Позже, гораздо позже, когда моего отца уже не было в живых, а Глазунов жил за границей, по Ленинграду поползли слухи об этом деле. Я, должно быть, сболтнул кому-то, а вокруг меня никогда не было недостатка в «доброжелателях». Начали говорить: «Ну, естественно, он же бездарен! Он подкупил Глазунова алкоголем. И все его превосходные оценки в Консерватории подмазаны спиртом. Это мошенник, а уж потом – композитор!» Предлагали даже лишить меня диплома, но из этого ничего не вышло.
Я решил тогда: «Ладно, давайте, пинайте меня, я не скажу ни слова». Но теперь я хотел бы сказать в свою защиту: я честно учился и честно работал. Я был более ленивым сначала и менее – потом. Но со мной не было таких историй, как с легендарным Анатолием Лядовым.
В молодости Лядов играл на скрипке и бросил ее, потом – на фортепьяно, и тоже бросил. Он и изучению композиции уделял мало внимания. Например, ему задали написать фугу, а он уже заранее знал, что не будет этого делать, и сказал своей сестре, с которой вместе жил: «Не давай мне обеда, пока я не напишу фугу». Время обеда подошло, а фуга так и не была написана. «Я не буду кормить тебя, потому что ты не выполнил задания. Ты сам просил меня об этом», – сказала сестра Лядова, добрая женщина. «Как хочешь, – ответил наш чудный юноша. – Я пообедаю у тети». И ушел.

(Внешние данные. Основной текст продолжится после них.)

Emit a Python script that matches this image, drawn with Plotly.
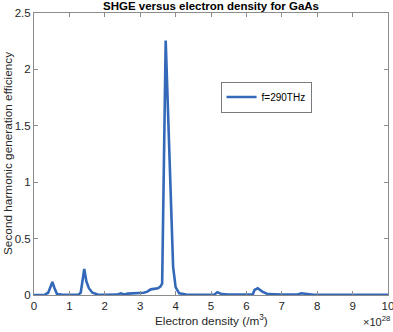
import plotly.graph_objects as go

# electron density in units of 1e28 /m^3, and SHG efficiency
density = [0, 0.3, 0.4, 0.45, 0.52, 0.58, 0.65, 0.8, 1.0, 1.25, 1.32, 1.37, 1.42, 1.48, 1.55, 1.65, 1.8, 2.0,
           2.35, 2.45, 2.55, 2.65, 2.8, 3.0, 3.1, 3.2, 3.3, 3.5, 3.57, 3.62, 3.72, 3.93, 4.0, 4.1, 4.3,
           4.6, 5.0, 5.1, 5.18, 5.3, 5.5, 6.0, 6.18, 6.23, 6.32, 6.45, 6.6, 7.0, 7.45, 7.55, 7.7, 7.9,
           8.5, 9.0, 9.5, 10.0]
shge = [0, 0.002, 0.02, 0.06, 0.115, 0.06, 0.008, 0.002, 0.001, 0.003, 0.02, 0.12, 0.23, 0.12, 0.06, 0.02, 0.005, 0.002,
        0.003, 0.015, 0.004, 0.012, 0.015, 0.014, 0.02, 0.03, 0.05, 0.06, 0.075, 0.1, 2.255, 0.25, 0.07, 0.015, 0.004,
        0.002, 0.003, 0.005, 0.025, 0.008, 0.003, 0.002, 0.005, 0.045, 0.06, 0.03, 0.008, 0.003, 0.004, 0.015, 0.008, 0.002,
        0.002, 0.001, 0.001, 0.001]

xticks = [0, 1, 2, 3, 4, 5, 6, 7, 8, 9, 10]
yticks = [0, 0.5, 1, 1.5, 2, 2.5]

W, H = 393, 332
ml, mr, mt, mb = 34, 5, 13, 37
PW, PH = W - ml - mr, H - mt - mb
font = 'Liberation Sans, Arial, sans-serif'
axcol = '#8c8c8c'
txtcol = '#262626'

fig = go.Figure()
fig.add_trace(go.Scatter(x=density, y=shge, mode='lines', name='f=290THz',
                         line=dict(color='#3468b9', width=2.6)))

axis = dict(showgrid=False, zeroline=False, showline=True, linecolor=axcol, linewidth=1,
            mirror='ticks', ticks='inside', ticklen=4, tickcolor=axcol, tickwidth=1,
            automargin=False, ticklabeloverflow='allow',
            tickfont=dict(family=font, size=11.5, color=txtcol))

fig.update_xaxes(range=[0, 10], tickvals=xticks, **axis)
fig.update_yaxes(range=[0, 2.5], tickvals=yticks, **axis)

fig.update_layout(
    width=W, height=H,
    margin=dict(l=ml, r=mr, t=mt, b=mb),
    plot_bgcolor='white', paper_bgcolor='white',
    font=dict(family=font, size=11, color=txtcol),
    showlegend=True,
    legend=dict(x=0.527, y=0.757, xanchor='left', yanchor='top',
                bordercolor='#7a7a7a', borderwidth=1, bgcolor='white',
                font=dict(family=font, size=10, color='black'),
                tracegroupgap=0, itemwidth=30),
)

# title, axis labels and exponent as paper annotations (pixel positions from the reference)
fig.add_annotation(text='<b>SHGE versus electron density for GaAs</b>', xref='paper', yref='paper',
                   x=0.5, y=1 + (mt - 6) / PH, xanchor='center', yanchor='middle',
                   showarrow=False, font=dict(family=font, size=11.5, color='black'))
lab_y = -(320 - (H - mb)) / PH
fig.add_annotation(text='Electron density (/m<sup>3</sup>)', xref='paper', yref='paper',
                   x=0.5, y=lab_y, xanchor='center', yanchor='middle',
                   showarrow=False, font=dict(family=font, size=11.8, color=txtcol))
fig.add_annotation(text='Second harmonic generation efficiency', xref='paper', yref='paper',
                   x=-(ml - 8) / PW, y=0.5, xanchor='center', yanchor='middle', textangle=-90,
                   showarrow=False, font=dict(family=font, size=11.8, color=txtcol))
fig.add_annotation(text='×10<sup>28</sup>', xref='paper', yref='paper',
                   x=(W - 1 - ml) / PW, y=-(321 - (H - mb)) / PH,
                   xanchor='right', yanchor='middle',
                   showarrow=False, font=dict(family=font, size=11, color=txtcol))

# drop the page's default body margin so the figure sits at the window's corner
fig.write_html('out.html', config={'displayModeBar': False},
               post_script="document.body.style.margin='0px';")
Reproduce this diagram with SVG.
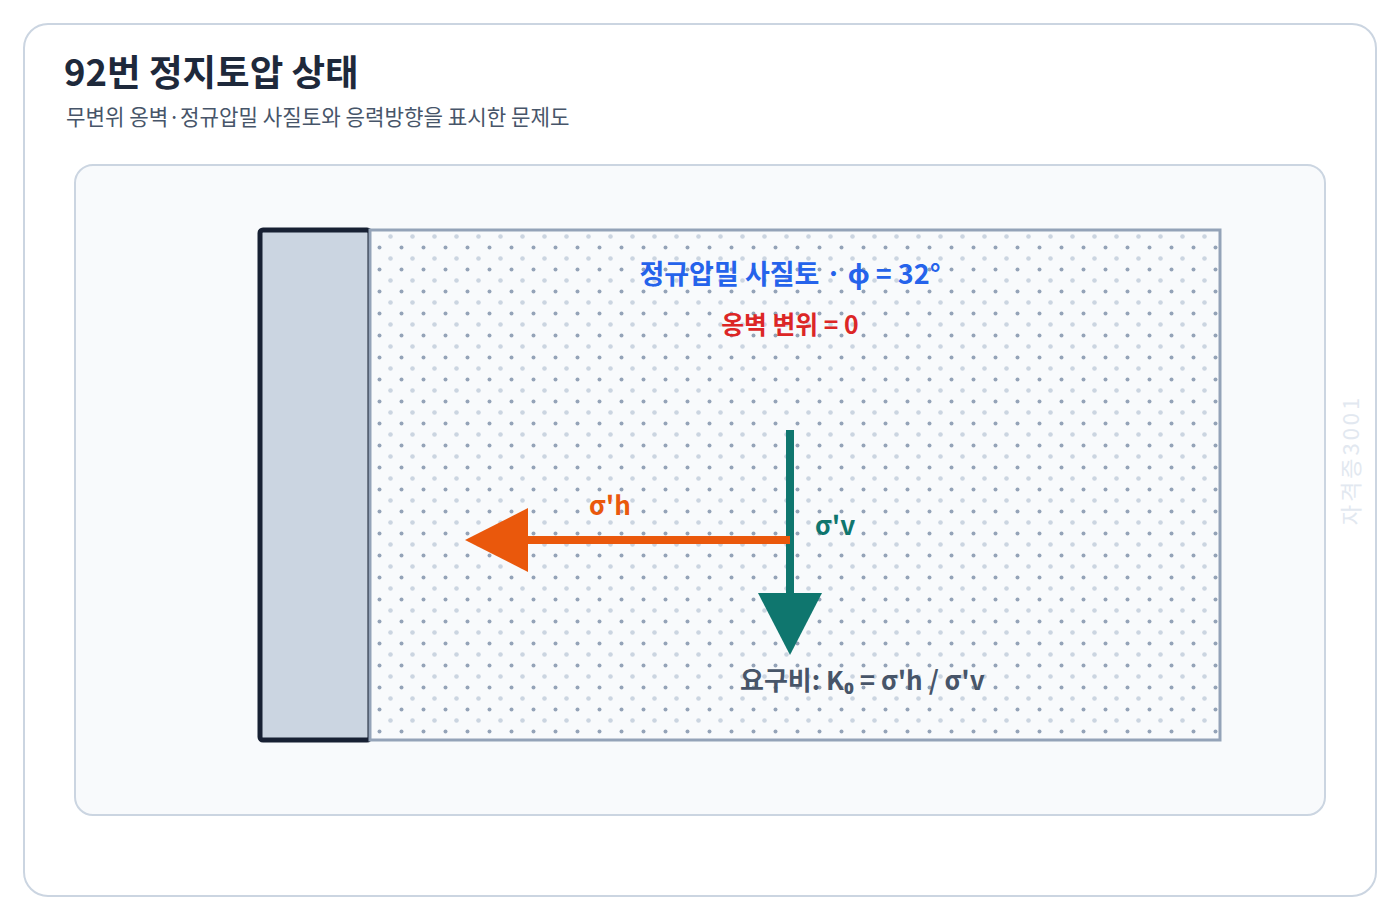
<svg xmlns="http://www.w3.org/2000/svg" width="1400" height="920" viewBox="0 0 1400 920">
<style>
text{font-family:"Noto Sans CJK KR","Noto Sans",sans-serif}
.title{font-size:36.5px;font-weight:700;fill:#1e293b}
.sub{font-size:21.2px;fill:#475569}
.lbl{font-size:26px;font-weight:700}
</style>
<defs>
<pattern id="dots" width="22" height="22" patternUnits="userSpaceOnUse">
<circle cx="5.5" cy="5.5" r="2" fill="#94a3b8"/>
<circle cx="16.5" cy="16.5" r="2.3" fill="#cbd5e1"/>
</pattern>
</defs>
<rect x="0" y="0" width="1400" height="920" fill="#ffffff"/>
<rect x="24" y="24" width="1352" height="872" rx="24" fill="#ffffff" stroke="#cbd5e1" stroke-width="2"/>
<text class="title" x="64" y="86">92번 정지토압 상태</text>
<text class="sub" x="66" y="125">무변위 옹벽·정규압밀 사질토와 응력방향을 표시한 문제도</text>
<rect x="75" y="165" width="1250" height="650" rx="18" fill="#f8fafc" stroke="#cbd5e1" stroke-width="2"/>
<g id="wall">
<rect x="260" y="230" width="110" height="510" rx="3" fill="#cbd5e1" stroke="#172033" stroke-width="5"/>
</g>
<g id="soil">
<rect x="370" y="230" width="850" height="510" fill="#f8fafc"/>
<rect x="370" y="230" width="850" height="510" fill="url(#dots)" stroke="#94a3b8" stroke-width="3"/>
<text x="790" y="284" text-anchor="middle" font-size="27" font-weight="700" fill="#2563eb">정규압밀 사질토 · ϕ = 32°</text>
<text x="790" y="334" text-anchor="middle" font-size="24.8" font-weight="700" fill="#dc2626">옹벽 변위 = 0</text>
</g>
<g id="connectors">
<line x1="790" y1="430" x2="790" y2="598" stroke="#0f766e" stroke-width="8"/>
<polygon points="758,593 822,593 790,655" fill="#0f766e"/>
<line x1="790" y1="540" x2="524" y2="540" stroke="#ea580c" stroke-width="8"/>
<polygon points="528,508 528,572 465,540" fill="#ea580c"/>
</g>
<g id="labels">
<text class="lbl" x="610" y="515" text-anchor="middle" fill="#ea580c">σ'h</text>
<text class="lbl" x="815" y="535" fill="#0f766e">σ'v</text>
<text class="lbl" x="740" y="690" fill="#475569" font-weight="600">요구비: K₀ = σ'h / σ'v</text>
</g>
<text x="1359" y="460" text-anchor="middle" font-size="22" fill="#e2e8f0" letter-spacing="3" transform="rotate(-90 1359 460)">자격증3001</text>
</svg>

Я честно писал все свои консерваторские фуги: Глазунов был на экзаменах куда строже к композиторам, чем к испол-
нителям. Тем он всегда ставил высокие оценки. Способный человек мог без большого усилия получить 5+.
Другое дело – композиция. Он очень волновался и мог долго и нудно спорить о том, должен ли студент получить 3, 3- или, может быть, 2+. Преподаватель бывал вне себя от радости, если его студент получал лишних полбалла. Я хочу сказать, что и у меня были с ним проблемы, несмотря на печально известный алкоголь.
Был экзамен по фуге. Глазунов дал тему, и я должен был написать фугу со стретто. Я сидел и пыхтел над ней, я исходил пoтом, но не мог сочинить стретто. Меня можно было убить, но ничего не получалось. Думаю, в этом был какой-то подвох, может быть, там не предполагалось никакого стретто. В общем, я сдал фугу без нее, и получил 5-. Но я не мог успокоиться. Надо ли поговорить с Глазуновым? Это было не обязательно, но, с другой стороны, получалось, что я не очень хорошо сдал экзамен. И я пошел к нему.
' Мы с Глазуновым начали разбираться, и оказалось, что я неправильно списал тему. У меня стояла неверная нота. Именно поэтому стретто не получилось. Эта несчастная нота была везде изменена. Если бы я записал ее правильно, то мог бы сочинить любое стретто. Квартовое, квинтовое, или октавное. Я мог бы написать растянутый, сжатый или даже возвратный канон. Но только – если бы я списал тему правильно, а я ошибся.